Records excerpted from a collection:

+---+

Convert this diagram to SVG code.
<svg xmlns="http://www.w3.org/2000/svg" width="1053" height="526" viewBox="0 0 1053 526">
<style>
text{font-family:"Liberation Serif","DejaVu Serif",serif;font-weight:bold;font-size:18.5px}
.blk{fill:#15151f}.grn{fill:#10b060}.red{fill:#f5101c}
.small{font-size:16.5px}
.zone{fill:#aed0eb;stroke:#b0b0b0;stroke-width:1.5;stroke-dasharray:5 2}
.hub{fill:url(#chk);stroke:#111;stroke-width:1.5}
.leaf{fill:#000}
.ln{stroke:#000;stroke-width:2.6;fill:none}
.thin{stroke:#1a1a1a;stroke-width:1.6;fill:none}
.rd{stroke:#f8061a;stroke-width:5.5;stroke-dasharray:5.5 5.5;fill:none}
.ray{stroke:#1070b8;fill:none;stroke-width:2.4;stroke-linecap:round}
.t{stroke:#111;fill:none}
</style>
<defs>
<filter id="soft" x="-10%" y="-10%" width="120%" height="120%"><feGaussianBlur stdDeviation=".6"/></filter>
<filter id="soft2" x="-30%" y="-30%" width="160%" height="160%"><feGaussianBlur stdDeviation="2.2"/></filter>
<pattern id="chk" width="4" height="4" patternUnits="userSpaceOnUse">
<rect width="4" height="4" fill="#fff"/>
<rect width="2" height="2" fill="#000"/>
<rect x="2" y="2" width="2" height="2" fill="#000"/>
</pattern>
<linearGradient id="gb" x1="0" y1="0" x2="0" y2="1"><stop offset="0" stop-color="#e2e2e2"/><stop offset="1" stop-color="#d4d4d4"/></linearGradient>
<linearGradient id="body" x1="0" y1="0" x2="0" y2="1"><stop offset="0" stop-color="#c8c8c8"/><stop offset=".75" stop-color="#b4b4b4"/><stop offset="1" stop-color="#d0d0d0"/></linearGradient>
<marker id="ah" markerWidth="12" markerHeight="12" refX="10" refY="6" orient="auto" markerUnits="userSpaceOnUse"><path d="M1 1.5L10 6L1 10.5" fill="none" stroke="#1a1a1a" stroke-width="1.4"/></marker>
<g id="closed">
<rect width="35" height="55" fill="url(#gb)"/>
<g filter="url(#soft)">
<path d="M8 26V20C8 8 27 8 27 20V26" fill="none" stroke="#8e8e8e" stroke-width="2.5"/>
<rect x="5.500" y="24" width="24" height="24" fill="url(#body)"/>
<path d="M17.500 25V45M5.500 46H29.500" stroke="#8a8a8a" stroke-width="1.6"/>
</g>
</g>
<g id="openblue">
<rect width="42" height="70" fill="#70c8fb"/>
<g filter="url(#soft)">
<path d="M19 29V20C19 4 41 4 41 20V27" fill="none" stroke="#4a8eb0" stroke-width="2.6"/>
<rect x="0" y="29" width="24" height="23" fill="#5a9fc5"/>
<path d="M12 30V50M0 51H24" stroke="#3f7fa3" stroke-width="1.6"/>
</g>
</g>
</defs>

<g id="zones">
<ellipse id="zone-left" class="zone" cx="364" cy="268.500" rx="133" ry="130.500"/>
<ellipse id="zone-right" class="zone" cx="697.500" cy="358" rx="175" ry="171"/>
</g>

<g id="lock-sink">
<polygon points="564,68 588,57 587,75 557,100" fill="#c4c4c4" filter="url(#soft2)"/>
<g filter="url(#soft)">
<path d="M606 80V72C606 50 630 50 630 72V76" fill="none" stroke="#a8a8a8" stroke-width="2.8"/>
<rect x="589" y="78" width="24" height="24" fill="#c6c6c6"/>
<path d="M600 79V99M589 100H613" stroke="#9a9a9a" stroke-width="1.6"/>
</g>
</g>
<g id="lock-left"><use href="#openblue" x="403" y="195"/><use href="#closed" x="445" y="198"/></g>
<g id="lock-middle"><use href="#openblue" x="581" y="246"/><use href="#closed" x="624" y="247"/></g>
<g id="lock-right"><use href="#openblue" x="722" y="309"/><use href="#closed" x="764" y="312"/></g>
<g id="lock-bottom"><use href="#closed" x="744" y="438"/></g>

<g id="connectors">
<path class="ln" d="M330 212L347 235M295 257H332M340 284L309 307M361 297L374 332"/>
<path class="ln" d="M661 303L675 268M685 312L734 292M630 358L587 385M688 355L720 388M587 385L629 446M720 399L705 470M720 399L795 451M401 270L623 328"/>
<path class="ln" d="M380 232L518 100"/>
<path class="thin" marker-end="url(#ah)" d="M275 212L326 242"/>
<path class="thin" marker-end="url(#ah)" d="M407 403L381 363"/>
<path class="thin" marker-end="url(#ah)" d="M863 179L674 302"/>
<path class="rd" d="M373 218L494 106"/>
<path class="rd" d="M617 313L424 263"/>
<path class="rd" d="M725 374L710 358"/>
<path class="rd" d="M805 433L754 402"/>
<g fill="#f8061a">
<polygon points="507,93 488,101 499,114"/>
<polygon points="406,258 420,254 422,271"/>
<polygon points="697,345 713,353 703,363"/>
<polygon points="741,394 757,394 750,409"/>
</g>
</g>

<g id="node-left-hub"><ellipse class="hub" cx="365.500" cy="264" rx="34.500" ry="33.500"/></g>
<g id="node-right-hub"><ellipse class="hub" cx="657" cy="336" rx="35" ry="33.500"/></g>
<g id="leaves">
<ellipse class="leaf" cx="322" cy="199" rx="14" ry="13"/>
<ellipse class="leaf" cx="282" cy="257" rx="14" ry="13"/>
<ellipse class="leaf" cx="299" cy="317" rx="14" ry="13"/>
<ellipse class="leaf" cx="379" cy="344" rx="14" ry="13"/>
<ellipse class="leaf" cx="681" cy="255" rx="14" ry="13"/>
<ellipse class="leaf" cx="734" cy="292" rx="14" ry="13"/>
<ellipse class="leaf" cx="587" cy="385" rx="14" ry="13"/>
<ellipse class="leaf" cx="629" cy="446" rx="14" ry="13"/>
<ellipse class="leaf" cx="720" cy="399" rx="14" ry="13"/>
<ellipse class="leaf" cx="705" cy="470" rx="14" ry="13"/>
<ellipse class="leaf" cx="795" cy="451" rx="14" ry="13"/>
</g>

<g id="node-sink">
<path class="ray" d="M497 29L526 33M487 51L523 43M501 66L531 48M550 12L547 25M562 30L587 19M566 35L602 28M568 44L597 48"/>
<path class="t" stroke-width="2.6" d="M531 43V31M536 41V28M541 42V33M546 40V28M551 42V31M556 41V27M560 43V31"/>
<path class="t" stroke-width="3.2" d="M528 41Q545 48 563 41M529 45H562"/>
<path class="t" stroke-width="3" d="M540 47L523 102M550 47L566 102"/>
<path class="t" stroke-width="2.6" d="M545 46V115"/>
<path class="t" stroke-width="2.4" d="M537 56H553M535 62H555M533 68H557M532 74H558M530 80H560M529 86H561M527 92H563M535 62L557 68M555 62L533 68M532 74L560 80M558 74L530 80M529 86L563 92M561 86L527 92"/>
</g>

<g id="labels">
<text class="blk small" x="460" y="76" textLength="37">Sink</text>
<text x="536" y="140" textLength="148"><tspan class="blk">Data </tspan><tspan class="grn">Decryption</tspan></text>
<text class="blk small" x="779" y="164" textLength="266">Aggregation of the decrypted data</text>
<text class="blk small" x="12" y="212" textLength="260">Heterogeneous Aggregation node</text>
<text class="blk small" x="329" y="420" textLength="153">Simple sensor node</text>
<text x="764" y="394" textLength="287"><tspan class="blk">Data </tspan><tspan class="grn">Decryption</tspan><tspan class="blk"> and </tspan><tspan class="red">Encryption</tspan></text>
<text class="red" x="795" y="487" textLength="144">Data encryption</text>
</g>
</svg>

+---+

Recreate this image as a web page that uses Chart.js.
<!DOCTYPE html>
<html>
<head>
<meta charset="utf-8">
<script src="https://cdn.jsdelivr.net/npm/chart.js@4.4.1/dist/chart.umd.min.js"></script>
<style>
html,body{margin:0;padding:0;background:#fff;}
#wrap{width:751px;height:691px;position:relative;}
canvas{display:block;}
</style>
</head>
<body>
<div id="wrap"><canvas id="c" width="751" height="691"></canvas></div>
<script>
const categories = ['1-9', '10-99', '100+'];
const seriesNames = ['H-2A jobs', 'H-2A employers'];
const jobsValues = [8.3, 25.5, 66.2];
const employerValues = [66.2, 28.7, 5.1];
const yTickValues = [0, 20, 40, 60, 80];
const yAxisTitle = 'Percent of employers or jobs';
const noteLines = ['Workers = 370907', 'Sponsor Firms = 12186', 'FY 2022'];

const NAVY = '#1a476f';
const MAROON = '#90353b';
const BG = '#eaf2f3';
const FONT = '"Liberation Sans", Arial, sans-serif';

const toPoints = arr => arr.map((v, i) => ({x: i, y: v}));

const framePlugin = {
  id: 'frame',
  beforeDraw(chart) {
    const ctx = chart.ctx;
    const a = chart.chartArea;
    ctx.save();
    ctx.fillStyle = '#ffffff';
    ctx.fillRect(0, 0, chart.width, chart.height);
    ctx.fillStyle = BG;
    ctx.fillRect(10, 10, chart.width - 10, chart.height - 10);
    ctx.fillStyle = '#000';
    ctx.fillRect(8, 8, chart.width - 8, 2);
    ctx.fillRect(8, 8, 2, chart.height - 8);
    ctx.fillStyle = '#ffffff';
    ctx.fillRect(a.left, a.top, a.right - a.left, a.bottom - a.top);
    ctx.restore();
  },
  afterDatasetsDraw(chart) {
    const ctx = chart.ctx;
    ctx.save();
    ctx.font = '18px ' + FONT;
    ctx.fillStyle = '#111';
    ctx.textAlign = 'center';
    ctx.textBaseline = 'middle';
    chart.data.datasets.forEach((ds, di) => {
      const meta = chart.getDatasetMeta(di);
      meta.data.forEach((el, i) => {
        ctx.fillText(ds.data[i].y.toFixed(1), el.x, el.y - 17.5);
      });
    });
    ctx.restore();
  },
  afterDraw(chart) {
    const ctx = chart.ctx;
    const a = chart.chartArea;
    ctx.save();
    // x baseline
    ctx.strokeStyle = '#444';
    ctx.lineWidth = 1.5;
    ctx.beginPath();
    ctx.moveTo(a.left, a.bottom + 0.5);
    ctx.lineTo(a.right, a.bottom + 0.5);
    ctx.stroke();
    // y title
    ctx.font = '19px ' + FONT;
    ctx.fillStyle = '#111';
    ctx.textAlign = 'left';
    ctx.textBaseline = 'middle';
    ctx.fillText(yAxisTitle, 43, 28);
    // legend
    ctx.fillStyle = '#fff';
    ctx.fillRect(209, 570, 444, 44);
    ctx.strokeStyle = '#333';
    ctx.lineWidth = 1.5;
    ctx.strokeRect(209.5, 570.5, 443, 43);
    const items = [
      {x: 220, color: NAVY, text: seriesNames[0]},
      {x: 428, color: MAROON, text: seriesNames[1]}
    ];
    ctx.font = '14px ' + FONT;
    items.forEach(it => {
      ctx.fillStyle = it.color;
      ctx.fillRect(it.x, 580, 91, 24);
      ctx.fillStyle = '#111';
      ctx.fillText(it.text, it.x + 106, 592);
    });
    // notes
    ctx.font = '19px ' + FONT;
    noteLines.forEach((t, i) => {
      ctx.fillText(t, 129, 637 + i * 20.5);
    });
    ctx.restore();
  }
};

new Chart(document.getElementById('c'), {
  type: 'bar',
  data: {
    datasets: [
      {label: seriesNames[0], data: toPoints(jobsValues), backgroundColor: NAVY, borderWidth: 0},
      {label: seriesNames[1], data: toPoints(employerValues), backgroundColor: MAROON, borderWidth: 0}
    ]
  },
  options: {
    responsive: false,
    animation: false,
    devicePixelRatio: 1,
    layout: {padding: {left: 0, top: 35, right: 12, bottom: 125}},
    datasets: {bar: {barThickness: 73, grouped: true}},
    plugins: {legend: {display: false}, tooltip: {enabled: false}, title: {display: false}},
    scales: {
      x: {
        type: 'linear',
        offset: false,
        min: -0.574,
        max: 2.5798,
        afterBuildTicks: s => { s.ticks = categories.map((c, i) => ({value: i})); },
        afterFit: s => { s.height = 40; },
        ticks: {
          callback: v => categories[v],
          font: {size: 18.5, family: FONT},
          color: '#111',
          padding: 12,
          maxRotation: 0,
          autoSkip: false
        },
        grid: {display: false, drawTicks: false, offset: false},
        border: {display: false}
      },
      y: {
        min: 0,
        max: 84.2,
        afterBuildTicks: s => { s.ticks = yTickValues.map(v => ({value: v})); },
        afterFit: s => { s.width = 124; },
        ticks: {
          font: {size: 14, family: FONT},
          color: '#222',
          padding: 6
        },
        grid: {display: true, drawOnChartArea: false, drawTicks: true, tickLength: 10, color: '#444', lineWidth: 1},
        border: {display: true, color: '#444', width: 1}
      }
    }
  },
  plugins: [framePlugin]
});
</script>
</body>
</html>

+---+

■ **TASK**
Search the data above for the string "this" and copy each line that has it.

■ **FINISHED ANSWER**
Convert this diagram to SVG code.
Recreate this image as a web page that uses Chart.js.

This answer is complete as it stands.